Площадь и улица Барберини – место для приезжих охотников до итальянской одежды и обуви. Правда, уже последние лет пятнадцать прежняя уверенность, что товар всё еще итальянского происхождения, превратилась лишь в слабую надежду, а затем и в иллюзию, благодаря печально всеми признаваемой экспансии передовой цивилизации на противоположном конце Евразийского континента. А ведь всего каких-нибудь 7 веков тому назад вместо дешёвых подделок итальянской кожаной фурнитуры и обуви из Китая привозили шёлк и бумагу, и даже, как некоторые всё еще верят, спагетти!
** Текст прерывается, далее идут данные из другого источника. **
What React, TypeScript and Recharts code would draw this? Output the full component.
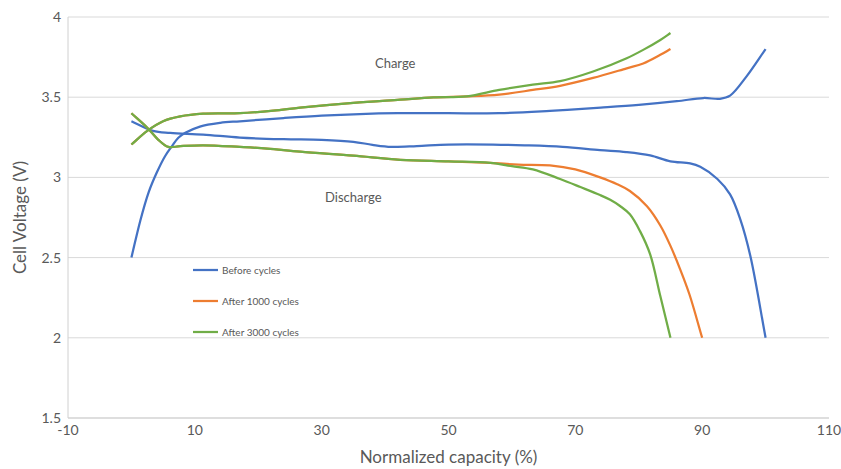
import { LineChart, Line, XAxis, YAxis, CartesianGrid, Legend, ReferenceDot, Label } from "recharts";

const FONT = "Lato, 'Open Sans', sans-serif";
const TEXT = "#595959";

const xTicks = [-10, 10, 30, 50, 70, 90, 110];
const yTicks = [1.5, 2, 2.5, 3, 3.5, 4];

const seriesNames = ["Before cycles", "After 1000 cycles", "After 3000 cycles"];
const seriesColors = ["#4472C4", "#ED7D31", "#70AD47"];

// before cycles
const beforeChargeCap = [0, 1.4, 2.7, 4, 5.3, 6.4, 7.4, 8.5, 10.8, 14, 17.1, 24, 30, 36, 42, 50, 58, 66, 74, 80, 86, 90.2, 92.8, 94.4, 97, 100];
const beforeChargeV = [2.5, 2.73, 2.905, 3.03, 3.132, 3.195, 3.247, 3.278, 3.317, 3.34, 3.35, 3.37, 3.385, 3.395, 3.4, 3.4, 3.4, 3.415, 3.435, 3.452, 3.475, 3.495, 3.49, 3.51, 3.63, 3.8];
const beforeDischargeCap = [0, 3.4, 6.1, 11.3, 17.1, 24, 30, 35, 38, 41, 45, 50, 57, 62, 68, 73.9, 78, 81.8, 85, 88.1, 89.7, 92.4, 94.4, 96, 97.6, 100];
const beforeDischargeV = [3.35, 3.29, 3.277, 3.267, 3.248, 3.238, 3.234, 3.222, 3.203, 3.19, 3.195, 3.205, 3.205, 3.2, 3.19, 3.17, 3.158, 3.137, 3.1, 3.087, 3.066, 2.99, 2.894, 2.74, 2.51, 2];

// after 1000 cycles
const k1ChargeCap = [0, 2.5, 5, 7.7, 11.3, 17.1, 22.4, 26.6, 35, 42.4, 47.6, 52.9, 58, 63.3, 67.6, 72.8, 78.1, 80.7, 83.4, 85];
const k1ChargeV = [3.205, 3.29, 3.35, 3.38, 3.397, 3.4, 3.416, 3.435, 3.465, 3.485, 3.499, 3.505, 3.516, 3.545, 3.571, 3.62, 3.68, 3.71, 3.764, 3.8];
const k1DischargeCap = [0, 2.5, 4.2, 5.8, 7.7, 11.3, 17.1, 21.4, 26.6, 35, 42.4, 50, 56.6, 61, 66, 70, 73.9, 76.6, 78.6, 81.3, 83.4, 85, 86.5, 88, 90];
const k1DischargeV = [3.4, 3.31, 3.236, 3.19, 3.195, 3.2, 3.19, 3.18, 3.16, 3.135, 3.11, 3.1, 3.09, 3.08, 3.075, 3.05, 3.0, 2.957, 2.915, 2.82, 2.7, 2.573, 2.43, 2.27, 2];

// after 3000 cycles
const k3ChargeCap = [0, 2.5, 5, 7.7, 11.3, 17.1, 22.4, 26.6, 35, 42.4, 47.6, 52.9, 58, 63.3, 67.6, 72.8, 78.1, 80.7, 83.4, 85];
const k3ChargeV = [3.205, 3.29, 3.35, 3.38, 3.397, 3.4, 3.416, 3.435, 3.465, 3.485, 3.499, 3.505, 3.545, 3.578, 3.6, 3.66, 3.743, 3.795, 3.857, 3.9];
const k3DischargeCap = [0, 2.5, 4.2, 5.8, 7.7, 11.3, 17.1, 21.4, 26.6, 35, 42.4, 50, 56.6, 60, 63.3, 67.6, 70.8, 73.9, 75.5, 77.1, 78.6, 80.2, 81.8, 83.4, 85];
const k3DischargeV = [3.4, 3.31, 3.236, 3.19, 3.195, 3.2, 3.19, 3.18, 3.16, 3.135, 3.11, 3.1, 3.09, 3.07, 3.05, 2.99, 2.94, 2.89, 2.86, 2.82, 2.77, 2.665, 2.52, 2.26, 2];

const toPoints = (caps: number[], volts: number[]) => caps.map((x, i) => ({ x, v: volts[i] }));

const curves = [
  { key: "bc", data: toPoints(beforeChargeCap, beforeChargeV), color: seriesColors[0] },
  { key: "bd", data: toPoints(beforeDischargeCap, beforeDischargeV), color: seriesColors[0] },
  { key: "k1c", data: toPoints(k1ChargeCap, k1ChargeV), color: seriesColors[1] },
  { key: "k1d", data: toPoints(k1DischargeCap, k1DischargeV), color: seriesColors[1] },
  { key: "k3c", data: toPoints(k3ChargeCap, k3ChargeV), color: seriesColors[2] },
  { key: "k3d", data: toPoints(k3DischargeCap, k3DischargeV), color: seriesColors[2] },
];

// smoothed line like Excel's, centripetal Catmull-Rom through every point
const smoothCurve = (context: any) => {
  let pts: [number, number][] = [];
  const dist = (a: [number, number], b: [number, number]) => Math.hypot(a[0] - b[0], a[1] - b[1]);
  return {
    areaStart() {},
    areaEnd() {},
    lineStart() {
      pts = [];
    },
    lineEnd() {
      if (!pts.length) return;
      context.moveTo(pts[0][0], pts[0][1]);
      for (let i = 0; i < pts.length - 1; i++) {
        const p0 = pts[i - 1] || pts[i];
        const p1 = pts[i];
        const p2 = pts[i + 1];
        const p3 = pts[i + 2] || p2;
        const d01 = dist(p0, p1);
        const d12 = dist(p1, p2);
        const d23 = dist(p2, p3);
        const l01 = Math.sqrt(d01);
        const l12 = Math.sqrt(d12);
        const l23 = Math.sqrt(d23);
        let c1: [number, number];
        let c2: [number, number];
        if (l01 > 1e-6) {
          const a = 2 * d01 + 3 * l01 * l12 + d12;
          const n = 3 * l01 * (l01 + l12);
          c1 = [(p1[0] * a - p0[0] * d12 + p2[0] * d01) / n, (p1[1] * a - p0[1] * d12 + p2[1] * d01) / n];
        } else {
          c1 = [p1[0] + (p2[0] - p1[0]) / 3, p1[1] + (p2[1] - p1[1]) / 3];
        }
        if (l23 > 1e-6) {
          const b = 2 * d23 + 3 * l23 * l12 + d12;
          const m = 3 * l23 * (l23 + l12);
          c2 = [(p2[0] * b + p1[0] * d23 - p3[0] * d12) / m, (p2[1] * b + p1[1] * d23 - p3[1] * d12) / m];
        } else {
          c2 = [p2[0] - (p2[0] - p1[0]) / 3, p2[1] - (p2[1] - p1[1]) / 3];
        }
        context.bezierCurveTo(c1[0], c1[1], c2[0], c2[1], p2[0], p2[1]);
      }
    },
    point(x: number, y: number) {
      pts.push([+x, +y]);
    },
  };
};

const renderLegend = () => (
  <div style={{ fontFamily: FONT, fontSize: 10, color: TEXT }}>
    {seriesNames.map((name, i) => (
      <div key={name} style={{ display: "flex", alignItems: "center", height: 31 }}>
        <svg width={25} height={4} style={{ display: "block" }}>
          <line x1={0} y1={2} x2={25} y2={2} stroke={seriesColors[i]} strokeWidth={2.25} />
        </svg>
        <span style={{ marginLeft: 4, whiteSpace: "nowrap" }}>{name}</span>
      </div>
    ))}
  </div>
);

export default function App() {
  const tickStyle = { fill: TEXT, fontSize: 14, fontFamily: FONT };
  return (
    <div style={{ position: "absolute", left: 0, top: 0, background: "#fff" }}>
      <LineChart width={841} height={469} margin={{ top: 17, right: 12, bottom: 21, left: 18 }}>
        <CartesianGrid vertical={false} stroke="#d9d9d9" />
        <XAxis
          dataKey="x"
          type="number"
          domain={[-10, 110]}
          ticks={xTicks}
          allowDataOverflow
          stroke="#d0d0d0"
          tickLine={false}
          tickSize={0}
          tickMargin={7}
          height={30}
          tick={tickStyle}
        >
          <Label value="Normalized capacity (%)" position="bottom" offset={3} style={{ fill: TEXT, fontSize: 17, fontFamily: FONT }} />
        </XAxis>
        <YAxis
          type="number"
          domain={[1.5, 4]}
          ticks={yTicks}
          allowDataOverflow
          stroke="#d0d0d0"
          tickLine={false}
          tickSize={0}
          tickMargin={7}
          width={50}
          tick={tickStyle}
        >
          <Label
            value="Cell Voltage (V)"
            angle={-90}
            position="insideLeft"
            offset={2}
            style={{ fill: TEXT, fontSize: 17, fontFamily: FONT, textAnchor: "middle" }}
          />
        </YAxis>
        <Legend
          content={renderLegend}
          layout="horizontal"
          align="center"
          verticalAlign="middle"
          wrapperStyle={{ left: 193, top: 254, width: "auto", height: "auto" }}
        />
        {curves.map((c) => (
          <Line
            key={c.key}
            data={c.data}
            dataKey="v"
            type={smoothCurve as any}
            stroke={c.color}
            strokeWidth={2.25}
            dot={false}
            activeDot={false}
            isAnimationActive={false}
          />
        ))}
        <ReferenceDot x={41.6} y={3.708} r={0} stroke="none" fill="none">
          <Label value="Charge" position="center" style={{ fill: TEXT, fontSize: 13, fontFamily: FONT }} />
        </ReferenceDot>
        <ReferenceDot x={35} y={2.876} r={0} stroke="none" fill="none">
          <Label value="Discharge" position="center" style={{ fill: TEXT, fontSize: 13, fontFamily: FONT }} />
        </ReferenceDot>
      </LineChart>
    </div>
  );
}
Но независимо от содержимого магазинов и непривычных имен их новых владельцев, и площадь, и одноименная улица остаются натурально-многослойными памятниками нашей общей истории!
Adagio
В маленьком переулке того же названия (виколо Барберини) удачно спрятан от неискушённых зевак огромный дворец Барберини с прекрасной коллекцией «знаковых» картин и премилым садиком лимонных деревьев на его крыше.
Но об этом в другой раз. Итак, от магазина к магазину по улицам Тритоне и Бабуино сначала добираешься от площади Барберини до Испанской лестницы, а там уже рукой подать до западной границы людских скоплений – Пьяццы дель Попполо. Уже темнеет, и народ начинает рассаживаться за тесно стоящими столами на Пьяцца Ротонда и Пьяцца Навона. На столах тарелки с чем-то, издали напоминающим итальянскую еду, но лучше обождать с этим, чтобы окончательно спала жара, и окружающая публика стала больше напоминать местных жителей. Для этого мы вступаем на освещенную луной Виа дель Корсо, которая стрелой утыкается в светящийся вдали объект11, похожий на ослепительно-белую гигантскую пишущую машинку (написал и подумал: а кто из нынешних молодых людей даже знает, что это такое?) на площади Венеции.